### TASK
Print the listing in its entirety and exactly, leaving out images.

Charts and diagrams as code

^^^^^^^^^^^^^^^^

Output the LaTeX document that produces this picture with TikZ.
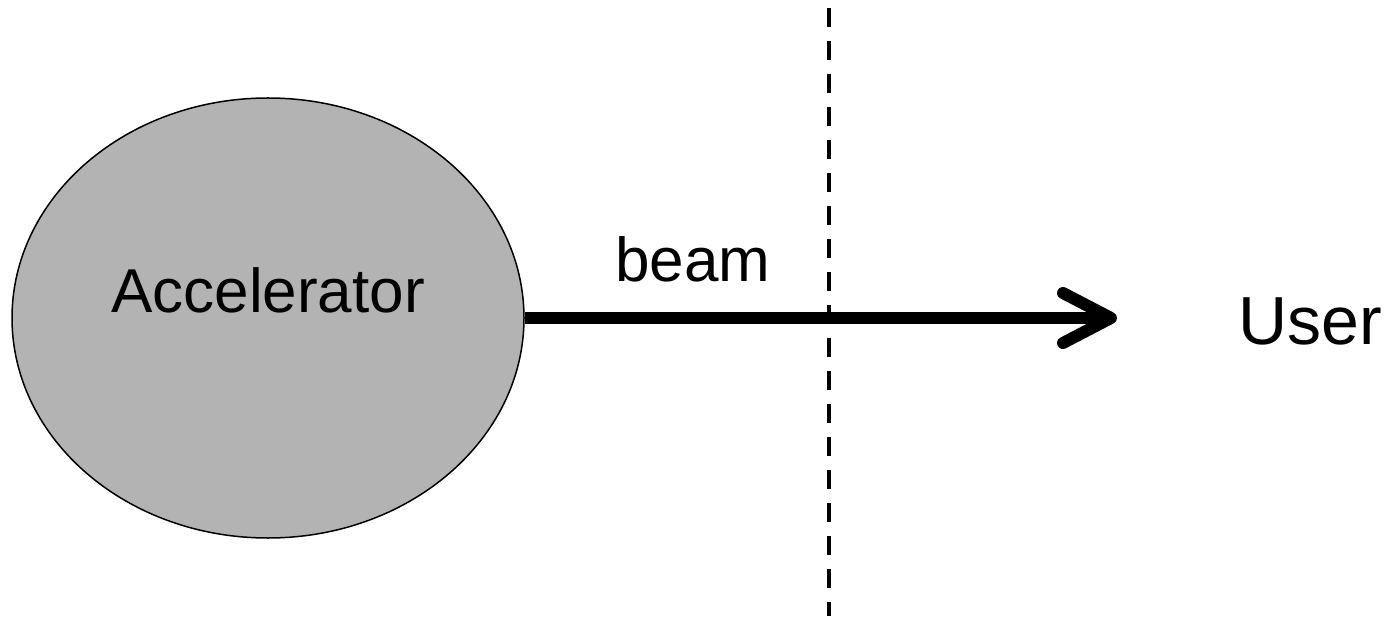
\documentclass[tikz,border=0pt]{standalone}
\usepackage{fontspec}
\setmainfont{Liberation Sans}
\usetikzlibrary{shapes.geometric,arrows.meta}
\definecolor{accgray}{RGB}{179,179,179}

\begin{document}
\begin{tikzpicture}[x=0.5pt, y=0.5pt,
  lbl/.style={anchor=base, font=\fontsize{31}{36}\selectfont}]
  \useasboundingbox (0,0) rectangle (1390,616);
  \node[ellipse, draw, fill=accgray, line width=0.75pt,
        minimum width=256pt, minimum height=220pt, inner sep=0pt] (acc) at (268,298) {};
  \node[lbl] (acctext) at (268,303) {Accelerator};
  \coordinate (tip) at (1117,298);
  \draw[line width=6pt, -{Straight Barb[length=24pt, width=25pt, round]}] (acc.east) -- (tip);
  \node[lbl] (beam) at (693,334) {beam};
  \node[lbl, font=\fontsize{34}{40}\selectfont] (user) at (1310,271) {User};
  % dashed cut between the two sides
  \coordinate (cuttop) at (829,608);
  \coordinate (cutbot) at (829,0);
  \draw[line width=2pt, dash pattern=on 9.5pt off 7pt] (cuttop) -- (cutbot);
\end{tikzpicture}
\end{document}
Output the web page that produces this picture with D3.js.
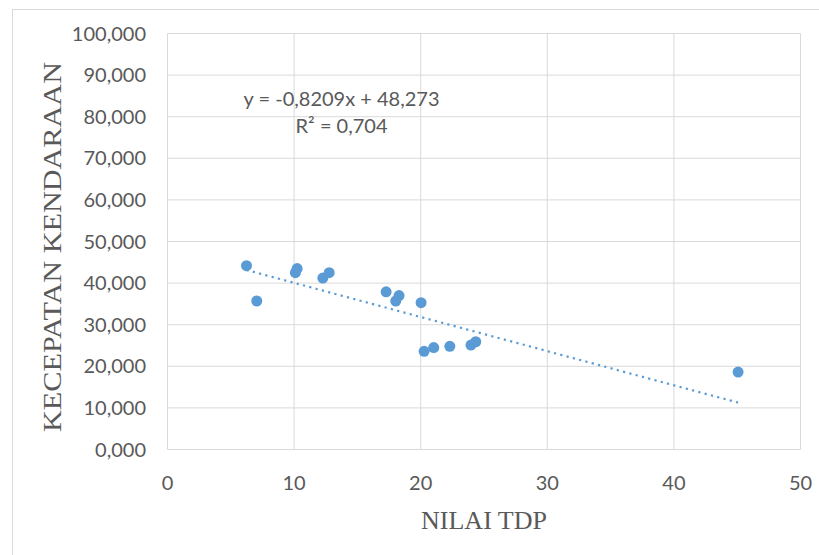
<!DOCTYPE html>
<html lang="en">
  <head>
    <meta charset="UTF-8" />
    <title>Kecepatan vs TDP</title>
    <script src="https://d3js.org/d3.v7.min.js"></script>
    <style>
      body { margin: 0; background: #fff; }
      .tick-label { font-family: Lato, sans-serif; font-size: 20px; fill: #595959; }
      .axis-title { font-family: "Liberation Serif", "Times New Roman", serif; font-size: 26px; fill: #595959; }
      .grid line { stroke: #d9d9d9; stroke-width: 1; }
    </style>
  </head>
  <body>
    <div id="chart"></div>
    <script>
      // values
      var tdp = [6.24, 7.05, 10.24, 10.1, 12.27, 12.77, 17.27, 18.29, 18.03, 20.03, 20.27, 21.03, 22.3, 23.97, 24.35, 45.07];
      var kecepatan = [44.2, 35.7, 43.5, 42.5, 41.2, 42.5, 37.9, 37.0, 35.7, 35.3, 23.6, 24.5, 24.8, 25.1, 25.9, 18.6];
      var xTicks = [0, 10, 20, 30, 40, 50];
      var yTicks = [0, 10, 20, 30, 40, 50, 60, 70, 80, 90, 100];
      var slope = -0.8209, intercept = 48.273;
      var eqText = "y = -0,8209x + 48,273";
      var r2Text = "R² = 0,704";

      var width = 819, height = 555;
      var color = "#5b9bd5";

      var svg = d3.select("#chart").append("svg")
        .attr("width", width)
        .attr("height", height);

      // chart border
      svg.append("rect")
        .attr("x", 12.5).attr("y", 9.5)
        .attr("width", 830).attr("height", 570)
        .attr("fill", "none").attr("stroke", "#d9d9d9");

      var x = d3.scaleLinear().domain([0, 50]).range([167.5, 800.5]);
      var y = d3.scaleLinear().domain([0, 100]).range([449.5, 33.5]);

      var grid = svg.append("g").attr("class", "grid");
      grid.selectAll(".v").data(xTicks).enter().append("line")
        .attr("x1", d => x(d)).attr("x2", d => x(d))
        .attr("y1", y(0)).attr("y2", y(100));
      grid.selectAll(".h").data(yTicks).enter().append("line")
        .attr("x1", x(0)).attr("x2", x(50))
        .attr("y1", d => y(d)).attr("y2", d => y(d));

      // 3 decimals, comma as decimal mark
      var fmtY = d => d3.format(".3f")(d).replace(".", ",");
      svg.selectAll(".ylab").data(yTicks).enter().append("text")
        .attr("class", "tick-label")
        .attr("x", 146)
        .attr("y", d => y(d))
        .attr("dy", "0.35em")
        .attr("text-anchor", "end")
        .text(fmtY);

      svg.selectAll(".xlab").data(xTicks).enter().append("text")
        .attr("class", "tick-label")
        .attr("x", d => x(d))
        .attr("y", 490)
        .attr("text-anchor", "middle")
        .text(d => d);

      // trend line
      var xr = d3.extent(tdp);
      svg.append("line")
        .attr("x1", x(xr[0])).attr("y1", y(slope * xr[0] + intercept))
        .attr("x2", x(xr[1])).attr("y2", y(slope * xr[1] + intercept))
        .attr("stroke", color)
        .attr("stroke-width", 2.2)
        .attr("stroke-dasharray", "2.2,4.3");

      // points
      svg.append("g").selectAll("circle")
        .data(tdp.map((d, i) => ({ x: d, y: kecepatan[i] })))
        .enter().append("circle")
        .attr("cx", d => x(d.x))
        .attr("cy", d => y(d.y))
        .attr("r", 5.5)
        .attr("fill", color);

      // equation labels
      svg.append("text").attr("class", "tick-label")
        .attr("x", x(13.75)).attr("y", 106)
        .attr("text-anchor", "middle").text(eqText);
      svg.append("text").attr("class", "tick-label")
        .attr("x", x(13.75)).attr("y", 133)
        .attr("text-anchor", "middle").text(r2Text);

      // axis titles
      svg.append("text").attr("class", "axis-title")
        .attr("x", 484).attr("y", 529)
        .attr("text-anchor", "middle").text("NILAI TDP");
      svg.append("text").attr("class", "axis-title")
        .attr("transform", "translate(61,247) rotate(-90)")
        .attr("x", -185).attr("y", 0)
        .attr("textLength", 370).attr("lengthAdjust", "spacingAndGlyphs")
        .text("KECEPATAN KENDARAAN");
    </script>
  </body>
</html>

^^^^^^^^^^^^^^^^

### FINAL RESULT
Output the LaTeX document that produces this picture with TikZ.
\documentclass[tikz,border=0pt]{standalone}
\usepackage{fontspec}
\setmainfont{Liberation Sans}
\usetikzlibrary{shapes.geometric,arrows.meta}
\definecolor{accgray}{RGB}{179,179,179}

\begin{document}
\begin{tikzpicture}[x=0.5pt, y=0.5pt,
  lbl/.style={anchor=base, font=\fontsize{31}{36}\selectfont}]
  \useasboundingbox (0,0) rectangle (1390,616);
  \node[ellipse, draw, fill=accgray, line width=0.75pt,
        minimum width=256pt, minimum height=220pt, inner sep=0pt] (acc) at (268,298) {};
  \node[lbl] (acctext) at (268,303) {Accelerator};
  \coordinate (tip) at (1117,298);
  \draw[line width=6pt, -{Straight Barb[length=24pt, width=25pt, round]}] (acc.east) -- (tip);
  \node[lbl] (beam) at (693,334) {beam};
  \node[lbl, font=\fontsize{34}{40}\selectfont] (user) at (1310,271) {User};
  % dashed cut between the two sides
  \coordinate (cuttop) at (829,608);
  \coordinate (cutbot) at (829,0);
  \draw[line width=2pt, dash pattern=on 9.5pt off 7pt] (cuttop) -- (cutbot);
\end{tikzpicture}
\end{document}
Output the web page that produces this picture with D3.js.
<!DOCTYPE html>
<html lang="en">
  <head>
    <meta charset="UTF-8" />
    <title>Kecepatan vs TDP</title>
    <script src="https://d3js.org/d3.v7.min.js"></script>
    <style>
      body { margin: 0; background: #fff; }
      .tick-label { font-family: Lato, sans-serif; font-size: 20px; fill: #595959; }
      .axis-title { font-family: "Liberation Serif", "Times New Roman", serif; font-size: 26px; fill: #595959; }
      .grid line { stroke: #d9d9d9; stroke-width: 1; }
    </style>
  </head>
  <body>
    <div id="chart"></div>
    <script>
      // values
      var tdp = [6.24, 7.05, 10.24, 10.1, 12.27, 12.77, 17.27, 18.29, 18.03, 20.03, 20.27, 21.03, 22.3, 23.97, 24.35, 45.07];
      var kecepatan = [44.2, 35.7, 43.5, 42.5, 41.2, 42.5, 37.9, 37.0, 35.7, 35.3, 23.6, 24.5, 24.8, 25.1, 25.9, 18.6];
      var xTicks = [0, 10, 20, 30, 40, 50];
      var yTicks = [0, 10, 20, 30, 40, 50, 60, 70, 80, 90, 100];
      var slope = -0.8209, intercept = 48.273;
      var eqText = "y = -0,8209x + 48,273";
      var r2Text = "R² = 0,704";

      var width = 819, height = 555;
      var color = "#5b9bd5";

      var svg = d3.select("#chart").append("svg")
        .attr("width", width)
        .attr("height", height);

      // chart border
      svg.append("rect")
        .attr("x", 12.5).attr("y", 9.5)
        .attr("width", 830).attr("height", 570)
        .attr("fill", "none").attr("stroke", "#d9d9d9");

      var x = d3.scaleLinear().domain([0, 50]).range([167.5, 800.5]);
      var y = d3.scaleLinear().domain([0, 100]).range([449.5, 33.5]);

      var grid = svg.append("g").attr("class", "grid");
      grid.selectAll(".v").data(xTicks).enter().append("line")
        .attr("x1", d => x(d)).attr("x2", d => x(d))
        .attr("y1", y(0)).attr("y2", y(100));
      grid.selectAll(".h").data(yTicks).enter().append("line")
        .attr("x1", x(0)).attr("x2", x(50))
        .attr("y1", d => y(d)).attr("y2", d => y(d));

      // 3 decimals, comma as decimal mark
      var fmtY = d => d3.format(".3f")(d).replace(".", ",");
      svg.selectAll(".ylab").data(yTicks).enter().append("text")
        .attr("class", "tick-label")
        .attr("x", 146)
        .attr("y", d => y(d))
        .attr("dy", "0.35em")
        .attr("text-anchor", "end")
        .text(fmtY);

      svg.selectAll(".xlab").data(xTicks).enter().append("text")
        .attr("class", "tick-label")
        .attr("x", d => x(d))
        .attr("y", 490)
        .attr("text-anchor", "middle")
        .text(d => d);

      // trend line
      var xr = d3.extent(tdp);
      svg.append("line")
        .attr("x1", x(xr[0])).attr("y1", y(slope * xr[0] + intercept))
        .attr("x2", x(xr[1])).attr("y2", y(slope * xr[1] + intercept))
        .attr("stroke", color)
        .attr("stroke-width", 2.2)
        .attr("stroke-dasharray", "2.2,4.3");

      // points
      svg.append("g").selectAll("circle")
        .data(tdp.map((d, i) => ({ x: d, y: kecepatan[i] })))
        .enter().append("circle")
        .attr("cx", d => x(d.x))
        .attr("cy", d => y(d.y))
        .attr("r", 5.5)
        .attr("fill", color);

      // equation labels
      svg.append("text").attr("class", "tick-label")
        .attr("x", x(13.75)).attr("y", 106)
        .attr("text-anchor", "middle").text(eqText);
      svg.append("text").attr("class", "tick-label")
        .attr("x", x(13.75)).attr("y", 133)
        .attr("text-anchor", "middle").text(r2Text);

      // axis titles
      svg.append("text").attr("class", "axis-title")
        .attr("x", 484).attr("y", 529)
        .attr("text-anchor", "middle").text("NILAI TDP");
      svg.append("text").attr("class", "axis-title")
        .attr("transform", "translate(61,247) rotate(-90)")
        .attr("x", -185).attr("y", 0)
        .attr("textLength", 370).attr("lengthAdjust", "spacingAndGlyphs")
        .text("KECEPATAN KENDARAAN");
    </script>
  </body>
</html>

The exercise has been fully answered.